Rows from a dataset of charts and code
◆ ◆ ◆

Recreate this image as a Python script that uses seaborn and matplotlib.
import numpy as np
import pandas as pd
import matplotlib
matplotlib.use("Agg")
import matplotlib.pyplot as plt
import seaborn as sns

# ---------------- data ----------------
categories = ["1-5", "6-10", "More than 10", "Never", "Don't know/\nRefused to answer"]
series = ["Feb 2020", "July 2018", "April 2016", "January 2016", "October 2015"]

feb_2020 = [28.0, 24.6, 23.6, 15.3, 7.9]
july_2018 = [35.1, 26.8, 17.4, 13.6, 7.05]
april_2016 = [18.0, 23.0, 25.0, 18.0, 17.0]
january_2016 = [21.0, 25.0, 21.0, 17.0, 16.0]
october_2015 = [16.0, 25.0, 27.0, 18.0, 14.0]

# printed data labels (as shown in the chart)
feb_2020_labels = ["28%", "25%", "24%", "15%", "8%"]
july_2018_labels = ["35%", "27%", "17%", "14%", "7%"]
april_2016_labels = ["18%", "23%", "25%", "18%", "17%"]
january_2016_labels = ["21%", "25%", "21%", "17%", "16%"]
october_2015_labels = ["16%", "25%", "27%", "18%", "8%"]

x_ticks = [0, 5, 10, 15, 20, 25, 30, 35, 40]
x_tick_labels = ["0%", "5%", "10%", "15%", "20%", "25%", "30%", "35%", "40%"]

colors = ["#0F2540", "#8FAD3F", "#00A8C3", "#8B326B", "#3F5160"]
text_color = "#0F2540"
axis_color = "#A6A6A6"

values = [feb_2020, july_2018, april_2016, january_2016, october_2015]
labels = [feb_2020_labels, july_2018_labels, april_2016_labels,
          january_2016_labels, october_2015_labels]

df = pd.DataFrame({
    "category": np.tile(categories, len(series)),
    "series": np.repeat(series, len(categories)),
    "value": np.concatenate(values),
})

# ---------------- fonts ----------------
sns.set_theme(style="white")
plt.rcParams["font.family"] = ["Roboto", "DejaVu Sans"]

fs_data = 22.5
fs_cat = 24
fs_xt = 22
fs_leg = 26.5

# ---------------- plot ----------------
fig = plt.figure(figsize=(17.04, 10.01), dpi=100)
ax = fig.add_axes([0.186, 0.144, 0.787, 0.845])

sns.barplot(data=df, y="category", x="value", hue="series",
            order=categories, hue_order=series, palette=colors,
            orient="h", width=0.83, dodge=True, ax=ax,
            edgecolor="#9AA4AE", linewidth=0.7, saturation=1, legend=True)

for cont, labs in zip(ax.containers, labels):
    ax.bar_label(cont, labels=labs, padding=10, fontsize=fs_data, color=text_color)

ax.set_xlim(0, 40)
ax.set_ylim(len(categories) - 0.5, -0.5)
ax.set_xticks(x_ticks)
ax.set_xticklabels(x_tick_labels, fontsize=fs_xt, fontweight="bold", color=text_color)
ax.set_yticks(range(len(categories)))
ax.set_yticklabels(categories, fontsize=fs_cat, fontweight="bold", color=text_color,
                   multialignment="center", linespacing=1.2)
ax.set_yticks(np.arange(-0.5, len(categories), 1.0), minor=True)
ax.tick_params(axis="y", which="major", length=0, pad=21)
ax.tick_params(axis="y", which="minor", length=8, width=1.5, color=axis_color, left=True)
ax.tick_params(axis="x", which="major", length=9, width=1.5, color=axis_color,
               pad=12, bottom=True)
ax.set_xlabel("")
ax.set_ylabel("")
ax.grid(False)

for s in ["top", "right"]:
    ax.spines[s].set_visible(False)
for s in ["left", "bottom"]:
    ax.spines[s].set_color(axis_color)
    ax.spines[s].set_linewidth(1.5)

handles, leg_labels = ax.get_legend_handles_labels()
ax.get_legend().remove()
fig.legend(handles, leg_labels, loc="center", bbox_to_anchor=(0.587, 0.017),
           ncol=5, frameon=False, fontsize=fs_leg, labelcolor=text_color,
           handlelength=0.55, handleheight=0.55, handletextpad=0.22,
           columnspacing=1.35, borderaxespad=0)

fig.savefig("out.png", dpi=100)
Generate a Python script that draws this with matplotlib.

◆ ◆ ◆

*Work instructions*.
Lines from the top of the entries through the line with "padding=10, fontsize=fs_data, color=text_color)" are to be transcribed exactly, and nothing more.

*Result of the exercise*.
Recreate this image as a Python script that uses seaborn and matplotlib.
import numpy as np
import pandas as pd
import matplotlib
matplotlib.use("Agg")
import matplotlib.pyplot as plt
import seaborn as sns

# ---------------- data ----------------
categories = ["1-5", "6-10", "More than 10", "Never", "Don't know/\nRefused to answer"]
series = ["Feb 2020", "July 2018", "April 2016", "January 2016", "October 2015"]

feb_2020 = [28.0, 24.6, 23.6, 15.3, 7.9]
july_2018 = [35.1, 26.8, 17.4, 13.6, 7.05]
april_2016 = [18.0, 23.0, 25.0, 18.0, 17.0]
january_2016 = [21.0, 25.0, 21.0, 17.0, 16.0]
october_2015 = [16.0, 25.0, 27.0, 18.0, 14.0]

# printed data labels (as shown in the chart)
feb_2020_labels = ["28%", "25%", "24%", "15%", "8%"]
july_2018_labels = ["35%", "27%", "17%", "14%", "7%"]
april_2016_labels = ["18%", "23%", "25%", "18%", "17%"]
january_2016_labels = ["21%", "25%", "21%", "17%", "16%"]
october_2015_labels = ["16%", "25%", "27%", "18%", "8%"]

x_ticks = [0, 5, 10, 15, 20, 25, 30, 35, 40]
x_tick_labels = ["0%", "5%", "10%", "15%", "20%", "25%", "30%", "35%", "40%"]

colors = ["#0F2540", "#8FAD3F", "#00A8C3", "#8B326B", "#3F5160"]
text_color = "#0F2540"
axis_color = "#A6A6A6"

values = [feb_2020, july_2018, april_2016, january_2016, october_2015]
labels = [feb_2020_labels, july_2018_labels, april_2016_labels,
          january_2016_labels, october_2015_labels]

df = pd.DataFrame({
    "category": np.tile(categories, len(series)),
    "series": np.repeat(series, len(categories)),
    "value": np.concatenate(values),
})

# ---------------- fonts ----------------
sns.set_theme(style="white")
plt.rcParams["font.family"] = ["Roboto", "DejaVu Sans"]

fs_data = 22.5
fs_cat = 24
fs_xt = 22
fs_leg = 26.5

# ---------------- plot ----------------
fig = plt.figure(figsize=(17.04, 10.01), dpi=100)
ax = fig.add_axes([0.186, 0.144, 0.787, 0.845])

sns.barplot(data=df, y="category", x="value", hue="series",
            order=categories, hue_order=series, palette=colors,
            orient="h", width=0.83, dodge=True, ax=ax,
            edgecolor="#9AA4AE", linewidth=0.7, saturation=1, legend=True)

for cont, labs in zip(ax.containers, labels):
    ax.bar_label(cont, labels=labs, padding=10, fontsize=fs_data, color=text_color)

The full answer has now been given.